Podczas rejsu wokół wysp Kanaryjskich można spotkać jego majestatycznych mieszkańców – stada grindwali, które lubią pojawiać się w tych wodach, a także delfiny, które z radością wpływają w fale dziobowe jachtu i przez długie chwile towarzyszą żeglarzom. Nie brakuje również tuńczyków żółwi morskich ryb latających, które potrafią zaskoczyć swoją energią. Widok tych stworzeń w ich naturalnym środowisku to coś, co pozostaje w pamięci na zawsze.

Żeglowanie po Atlantyku budzi respekt – ocean potrafi pokazać swoją potęgę, a zmienne wiatry i kilkumetrowe fale uczą pokory. Jednocześnie to doświadczenie urzeka poczuciem wolności, bezkresny horyzont, tylko niebo i woda, które łączą się w jedną, przestrzeń.
To właśnie ta nieskończoność, spleciona z rytmem fal i kojącym szumem wiatru, wprowadza człowieka w stan ukojenia, jakby czas zwalniał – to chwile przypominające medytację, w których można po prostu być i chłonąć piękno świata.

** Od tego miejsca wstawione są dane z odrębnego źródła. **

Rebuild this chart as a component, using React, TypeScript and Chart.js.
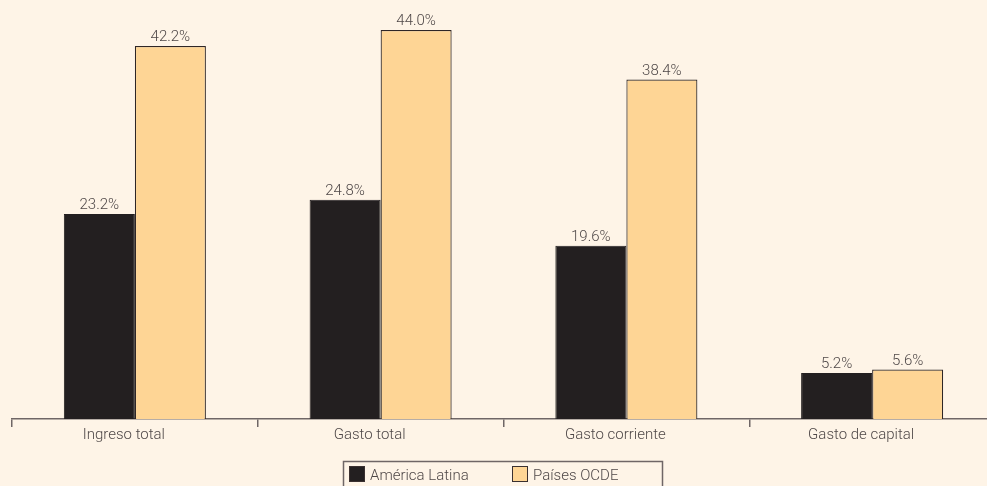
import React, { useEffect, useRef } from "react";
import { Chart, registerables } from "chart.js";

Chart.register(...registerables);

const categories = ["Ingreso total", "Gasto total", "Gasto corriente", "Gasto de capital"];
const americaLatina = [23.2, 24.8, 19.6, 5.2];
const paisesOCDE = [42.2, 44.0, 38.4, 5.6];
const seriesNames = ["América Latina", "Países OCDE"];

const BG = "#FEF4E7";
const TEXT = "#4f4848";
const FONT = "Roboto";
const WEIGHT = "300";

const valueLabels = {
  id: "valueLabels",
  afterDatasetsDraw(chart: any) {
    const ctx = chart.ctx;
    ctx.save();
    ctx.font = `${WEIGHT} 15px ${FONT}`;
    ctx.fillStyle = TEXT;
    ctx.textAlign = "center";
    ctx.textBaseline = "bottom";
    chart.data.datasets.forEach((ds: any, i: number) => {
      const meta = chart.getDatasetMeta(i);
      meta.data.forEach((bar: any, j: number) => {
        ctx.fillText(ds.data[j].toFixed(1) + "%", bar.x, bar.y - 1);
      });
    });
    ctx.restore();
  },
};

const categoryLabels = {
  id: "categoryLabels",
  afterDraw(chart: any) {
    const ctx = chart.ctx;
    const xs = chart.scales.x;
    ctx.save();
    ctx.font = `${WEIGHT} 15px ${FONT}`;
    ctx.fillStyle = TEXT;
    ctx.textAlign = "center";
    ctx.textBaseline = "middle";
    categories.forEach((c, i) => {
      ctx.fillText(c, xs.getPixelForValue(i) - 11, 435);
    });
    ctx.restore();
  },
};

const boxLegend = {
  id: "boxLegend",
  afterDraw(chart: any) {
    const ctx = chart.ctx;
    ctx.save();
    ctx.strokeStyle = "#6f6666";
    ctx.lineWidth = 1.5;
    ctx.strokeRect(343.5, 461.5, 319, 40);
    const items = [
      { x: 349, tx: 370 },
      { x: 512, tx: 533 },
    ];
    ctx.font = `${WEIGHT} 15px ${FONT}`;
    ctx.textBaseline = "middle";
    ctx.textAlign = "left";
    chart.data.datasets.forEach((ds: any, i: number) => {
      const it = items[i];
      ctx.fillStyle = ds.backgroundColor;
      ctx.fillRect(it.x, 466, 16, 16);
      ctx.strokeStyle = "#3a3030";
      ctx.lineWidth = 1;
      ctx.strokeRect(it.x + 0.5, 466.5, 15, 15);
      ctx.fillStyle = TEXT;
      ctx.fillText(seriesNames[i], it.tx, 476);
    });
    ctx.restore();
  },
};

export default function App() {
  const ref = useRef<HTMLCanvasElement>(null);
  useEffect(() => {
    document.body.style.margin = "0";
    const chart = new Chart(ref.current!, {
      type: "bar",
      data: {
        labels: categories,
        datasets: [
          {
            label: seriesNames[0],
            data: americaLatina,
            backgroundColor: "#231F20",
            borderColor: "#231F20",
            borderWidth: 1,
            categoryPercentage: 0.578,
            barPercentage: 1,
          },
          {
            label: seriesNames[1],
            data: paisesOCDE,
            backgroundColor: "#FED595",
            borderColor: "#2e2626",
            borderWidth: 1.2,
            categoryPercentage: 0.578,
            barPercentage: 1,
          },
        ],
      },
      options: {
        responsive: false,
        animation: false,
        layout: { padding: { left: 12, right: 0, top: 3.5, bottom: 0 } },
        plugins: { legend: { display: false }, tooltip: { enabled: false } },
        scales: {
          x: {
            grid: {
              drawOnChartArea: false,
              drawTicks: true,
              tickLength: 8,
              color: "#6f6666",
              lineWidth: 1.5,
              offset: true,
            },
            border: { color: "#6f6666", width: 1.5 },
            ticks: { color: "rgba(0,0,0,0)", font: { family: FONT, size: 15 }, padding: 1 },
            afterFit(scale: any) {
              scale.height = 67;
            },
          },
          y: {
            display: false,
            min: 0,
            max: 47,
          },
        },
      },
      plugins: [valueLabels, categoryLabels, boxLegend],
    });
    return () => chart.destroy();
  }, []);
  return (
    <div style={{ width: 987, height: 486, overflow: "hidden", background: BG }}>
      <canvas ref={ref} width={995} height={486} style={{ display: "block" }} />
    </div>
  );
}
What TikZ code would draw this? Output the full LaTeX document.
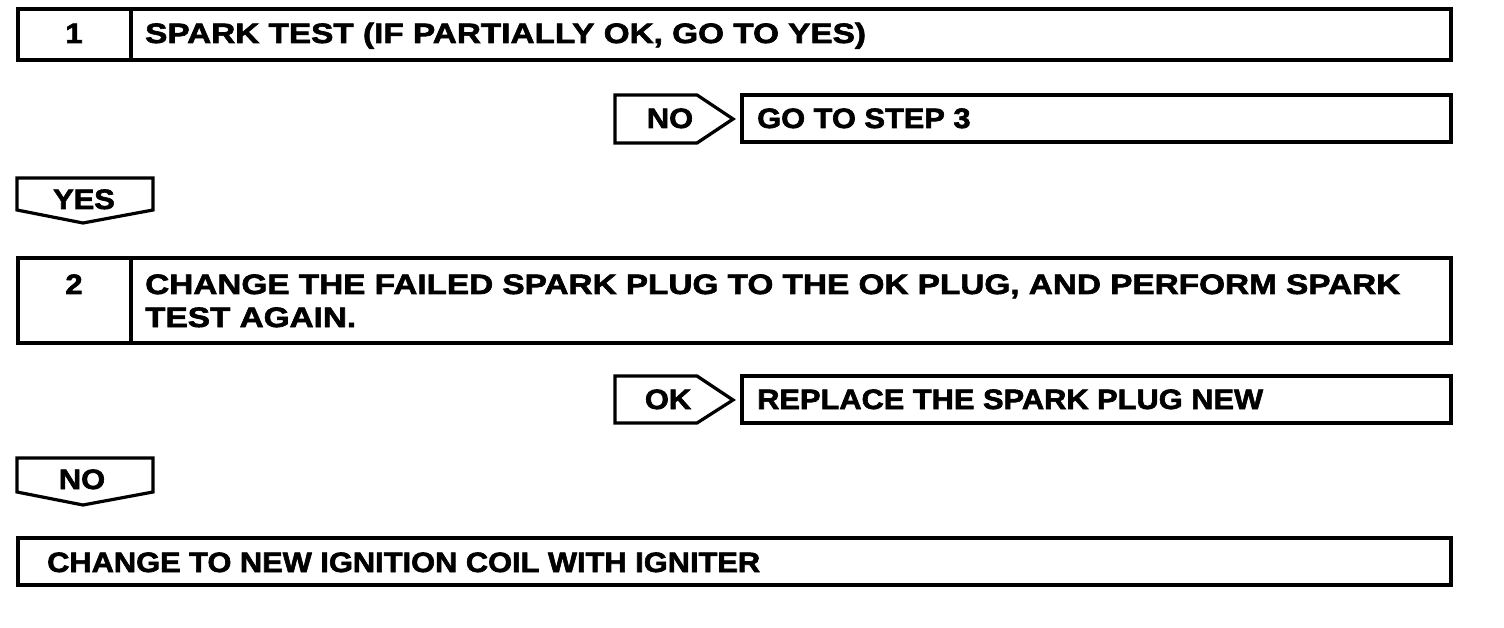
\documentclass[tikz,border=0pt]{standalone}
\usepackage{fontspec}
\setmainfont{Liberation Sans}
\newfontfamily\widea[FakeStretch=1.19,FakeBold=2.2]{Liberation Sans Bold}
\newfontfamily\wideb[FakeStretch=1.1,FakeBold=2.2]{Liberation Sans Bold}
\begin{document}
\begin{tikzpicture}[x=1pt,y=-1pt,
  box/.style={draw=black,line width=3.2pt,line join=miter},
  lbl/.style={inner sep=0pt,font=\wideb\fontsize{28}{33}\selectfont},
  lbla/.style={inner sep=0pt,font=\widea\fontsize{28}{33}\selectfont},
]
\useasboundingbox (0,0) rectangle (1504,628);
% step 1
\draw[box] (18,9) rectangle (1451,60);
\draw[box] (131,9) -- (131,60);
\node[lbl,anchor=base] (n1) at (74,43) {1};
\node[lbla,anchor=base west] (t1) at (145,43) {SPARK TEST (IF PARTIALLY OK, GO TO YES)};
% NO -> go to step 3
\draw[box] (615,95) -- (697,95) -- (733,119) -- (697,143) -- (615,143) -- cycle;
\node[lbl,anchor=base] (no1) at (670,128) {NO};
\draw[box] (742,95) rectangle (1451,142);
\node[lbl,anchor=base west] (g3) at (757,128) {GO TO STEP 3};
% YES
\draw[box] (17,178) -- (153,178) -- (153,210) -- (83,223) -- (17,210) -- cycle;
\node[lbl,anchor=base] (yes) at (84,209) {YES};
% step 2
\draw[box] (18,258) rectangle (1451,343);
\draw[box] (131,258) -- (131,343);
\node[lbl,anchor=base] (n2) at (74,294) {2};
\node[lbla,anchor=base west] (t2a) at (145,294) {CHANGE THE FAILED SPARK PLUG TO THE OK PLUG, AND PERFORM SPARK};
\node[lbla,anchor=base west] (t2b) at (145,327) {TEST AGAIN.};
% OK -> replace
\draw[box] (615,376) -- (697,376) -- (733,400) -- (697,423) -- (615,423) -- cycle;
\node[lbl,anchor=base] (ok) at (668,409) {OK};
\draw[box] (742,376) rectangle (1451,423);
\node[lbl,anchor=base west] (rp) at (757,409) {REPLACE THE SPARK PLUG NEW};
% NO
\draw[box] (17,458) -- (153,458) -- (153,492) -- (83,505) -- (17,492) -- cycle;
\node[lbl,anchor=base] (no2) at (82,489) {NO};
% final
\draw[box] (18,538) rectangle (1451,585);
\node[lbl,anchor=base west] (fin) at (47,572) {CHANGE TO NEW IGNITION COIL WITH IGNITER};
\end{tikzpicture}
\end{document}
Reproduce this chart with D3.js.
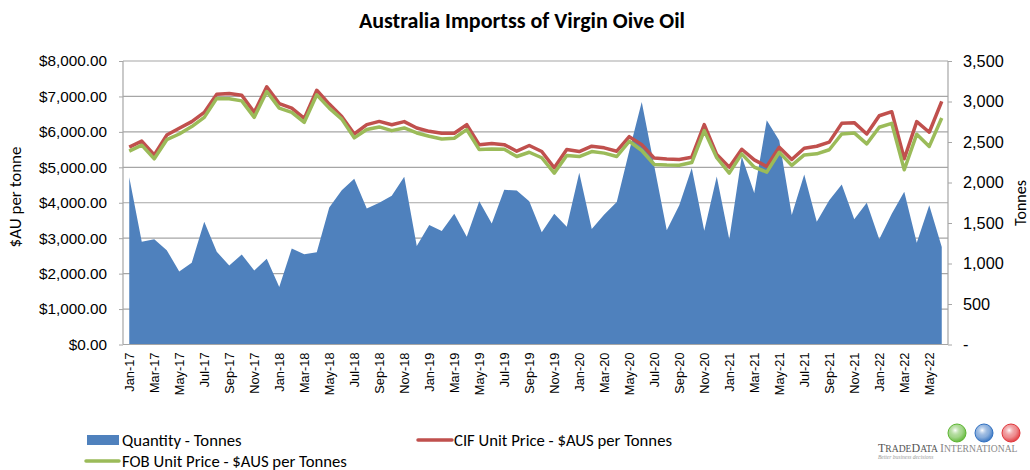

Każdy dzień na jachcie jest inny. Raz można podziwiać spokojne wschody słońca nad Teide, innym razem nocne niebo rozświetlone milionami gwiazd, które wydają się zawieszone tuż nad masztem. To wyjątkowe chwile, gdy czuje się jedność z naturą bez pośpiechu, w pełnej autentyczności.
Wyspy Kanaryjskie, choć od lat znane turystom, z perspektywy morza ukazują zupełnie inne oblicze. Klify, wulkaniczne wybrzeża, małe zatoki i ukryte plaże tworzą krajobrazy, które zachwycają dzikością i surowym pięknem. Po dniu spędzonym na żeglowaniu można zacumować w urokliwych portach, poczuć lokalny klimat, spróbować świeżych owoców morza i wina z wulkanicznych winnic.

Żeglarstwo wokół Wysp Kanaryjskich to podróż, która łączy w sobie przygodę, kontakt z naturą i momenty prawdziwego zachwytu. To czas, kiedy ocean przypomina o swojej sile, ale i obdarza tym, co w nim najpiękniejsze – wolnością, przestrzenią i spokojem. To doświadczenie, które zostaje w sercu na zawsze.